EXERCISE REQUIREMENTS
Quote every line below exactly and skip any picture.

SOURCE DATA

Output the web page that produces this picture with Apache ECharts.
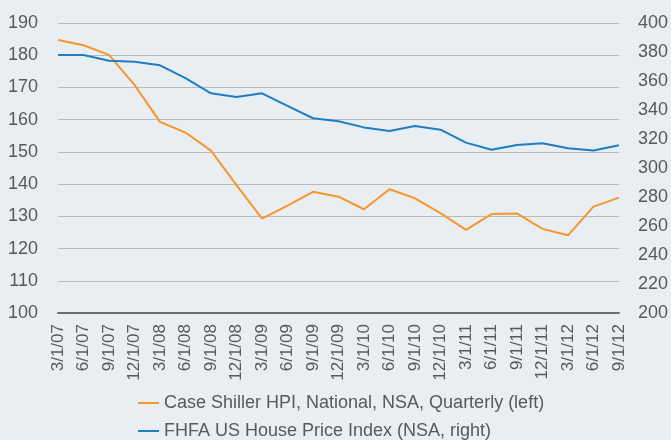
<!DOCTYPE html>
<html>
<head>
<meta charset="utf-8">
<script src="https://cdn.jsdelivr.net/npm/echarts@6/dist/echarts.min.js"></script>
<style>
  html, body { margin: 0; padding: 0; background: #e9eef2; }
  #chart { width: 671px; height: 440px; }
</style>
</head>
<body>
<div id="chart"></div>
<script>
// quarterly dates
var dates = ["3/1/07", "6/1/07", "9/1/07", "12/1/07", "3/1/08", "6/1/08", "9/1/08", "12/1/08",
  "3/1/09", "6/1/09", "9/1/09", "12/1/09", "3/1/10", "6/1/10", "9/1/10", "12/1/10",
  "3/1/11", "6/1/11", "9/1/11", "12/1/11", "3/1/12", "6/1/12", "9/1/12"];

// Case Shiller HPI, National, NSA, Quarterly (left axis)
var caseShiller = [184.7, 183.1, 180.1, 170.8, 159.3, 156.0, 150.4, 139.7,
  129.3, 133.3, 137.6, 136.1, 132.2, 138.4, 135.6, 131.0,
  125.8, 130.7, 130.9, 126.1, 124.1, 133.0, 135.8];

// FHFA US House Price Index (NSA, right axis)
var fhfa = [378, 378, 374, 373.3, 370.8, 362, 351.5, 349,
  351.5, 342.8, 334.3, 332.3, 328, 325.5, 329, 326.4,
  317.5, 312.6, 315.9, 317, 313.6, 312, 315.7];

var leftName = "Case Shiller HPI, National, NSA, Quarterly (left)";
var rightName = "FHFA US House Price Index (NSA, right)";

var myChart = echarts.init(document.getElementById("chart"));
var txt = "#595959";
var font = "Liberation Sans, Arial, sans-serif";

var option = {
  backgroundColor: "#e9eef2",
  animation: false,
  grid: { left: 58, right: 52, top: 23, bottom: 127 },
  legend: {
    orient: "vertical",
    left: 138,
    top: 394,
    height: 46,
    padding: 0,
    itemWidth: 21,
    itemHeight: 2,
    itemGap: 10,
    icon: "rect",
    textStyle: { color: txt, fontSize: 18, fontFamily: font, lineHeight: 18 },
    data: [leftName, rightName],
  },
  xAxis: {
    type: "category",
    data: dates,
    boundaryGap: false,
    axisLine: { show: true, lineStyle: { color: "#6b6b6b", width: 2 } },
    axisTick: { show: false },
    axisLabel: {
      rotate: 90,
      interval: 0,
      margin: 11,
      color: txt,
      fontSize: 17,
      fontFamily: font,
    },
  },
  yAxis: [
    {
      type: "value",
      min: 100,
      max: 190,
      interval: 10,
      position: "left",
      axisLine: { show: false },
      axisTick: { show: false },
      axisLabel: { color: txt, fontSize: 18, fontFamily: font, margin: 20 },
      splitLine: { lineStyle: { color: "#b8babd", width: 1 } },
    },
    {
      type: "value",
      min: 200,
      max: 400,
      interval: 20,
      position: "right",
      axisLine: { show: false },
      axisTick: { show: false },
      axisLabel: { color: txt, fontSize: 18, fontFamily: font, margin: 19 },
      splitLine: { show: false },
    },
  ],
  series: [
    {
      name: leftName,
      type: "line",
      yAxisIndex: 0,
      data: caseShiller,
      symbol: "none",
      lineStyle: { color: "#f7962a", width: 2 },
      itemStyle: { color: "#f7962a" },
    },
    {
      name: rightName,
      type: "line",
      yAxisIndex: 1,
      data: fhfa,
      symbol: "none",
      lineStyle: { color: "#1f7dc4", width: 2 },
      itemStyle: { color: "#1f7dc4" },
    },
  ],
};

option && myChart.setOption(option);
</script>
</body>
</html>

RIGHT ANSWER
Output the web page that produces this picture with Apache ECharts.
<!DOCTYPE html>
<html>
<head>
<meta charset="utf-8">
<script src="https://cdn.jsdelivr.net/npm/echarts@6/dist/echarts.min.js"></script>
<style>
  html, body { margin: 0; padding: 0; background: #e9eef2; }
  #chart { width: 671px; height: 440px; }
</style>
</head>
<body>
<div id="chart"></div>
<script>
// quarterly dates
var dates = ["3/1/07", "6/1/07", "9/1/07", "12/1/07", "3/1/08", "6/1/08", "9/1/08", "12/1/08",
  "3/1/09", "6/1/09", "9/1/09", "12/1/09", "3/1/10", "6/1/10", "9/1/10", "12/1/10",
  "3/1/11", "6/1/11", "9/1/11", "12/1/11", "3/1/12", "6/1/12", "9/1/12"];

// Case Shiller HPI, National, NSA, Quarterly (left axis)
var caseShiller = [184.7, 183.1, 180.1, 170.8, 159.3, 156.0, 150.4, 139.7,
  129.3, 133.3, 137.6, 136.1, 132.2, 138.4, 135.6, 131.0,
  125.8, 130.7, 130.9, 126.1, 124.1, 133.0, 135.8];

// FHFA US House Price Index (NSA, right axis)
var fhfa = [378, 378, 374, 373.3, 370.8, 362, 351.5, 349,
  351.5, 342.8, 334.3, 332.3, 328, 325.5, 329, 326.4,
  317.5, 312.6, 315.9, 317, 313.6, 312, 315.7];

var leftName = "Case Shiller HPI, National, NSA, Quarterly (left)";
var rightName = "FHFA US House Price Index (NSA, right)";

var myChart = echarts.init(document.getElementById("chart"));
var txt = "#595959";
var font = "Liberation Sans, Arial, sans-serif";

var option = {
  backgroundColor: "#e9eef2",
  animation: false,
  grid: { left: 58, right: 52, top: 23, bottom: 127 },
  legend: {
    orient: "vertical",
    left: 138,
    top: 394,
    height: 46,
    padding: 0,
    itemWidth: 21,
    itemHeight: 2,
    itemGap: 10,
    icon: "rect",
    textStyle: { color: txt, fontSize: 18, fontFamily: font, lineHeight: 18 },
    data: [leftName, rightName],
  },
  xAxis: {
    type: "category",
    data: dates,
    boundaryGap: false,
    axisLine: { show: true, lineStyle: { color: "#6b6b6b", width: 2 } },
    axisTick: { show: false },
    axisLabel: {
      rotate: 90,
      interval: 0,
      margin: 11,
      color: txt,
      fontSize: 17,
      fontFamily: font,
    },
  },
  yAxis: [
    {
      type: "value",
      min: 100,
      max: 190,
      interval: 10,
      position: "left",
      axisLine: { show: false },
      axisTick: { show: false },
      axisLabel: { color: txt, fontSize: 18, fontFamily: font, margin: 20 },
      splitLine: { lineStyle: { color: "#b8babd", width: 1 } },
    },
    {
      type: "value",
      min: 200,
      max: 400,
      interval: 20,
      position: "right",
      axisLine: { show: false },
      axisTick: { show: false },
      axisLabel: { color: txt, fontSize: 18, fontFamily: font, margin: 19 },
      splitLine: { show: false },
    },
  ],
  series: [
    {
      name: leftName,
      type: "line",
      yAxisIndex: 0,
      data: caseShiller,
      symbol: "none",
      lineStyle: { color: "#f7962a", width: 2 },
      itemStyle: { color: "#f7962a" },
    },
    {
      name: rightName,
      type: "line",
      yAxisIndex: 1,
      data: fhfa,
      symbol: "none",
      lineStyle: { color: "#1f7dc4", width: 2 },
      itemStyle: { color: "#1f7dc4" },
    },
  ],
};

option && myChart.setOption(option);
</script>
</body>
</html>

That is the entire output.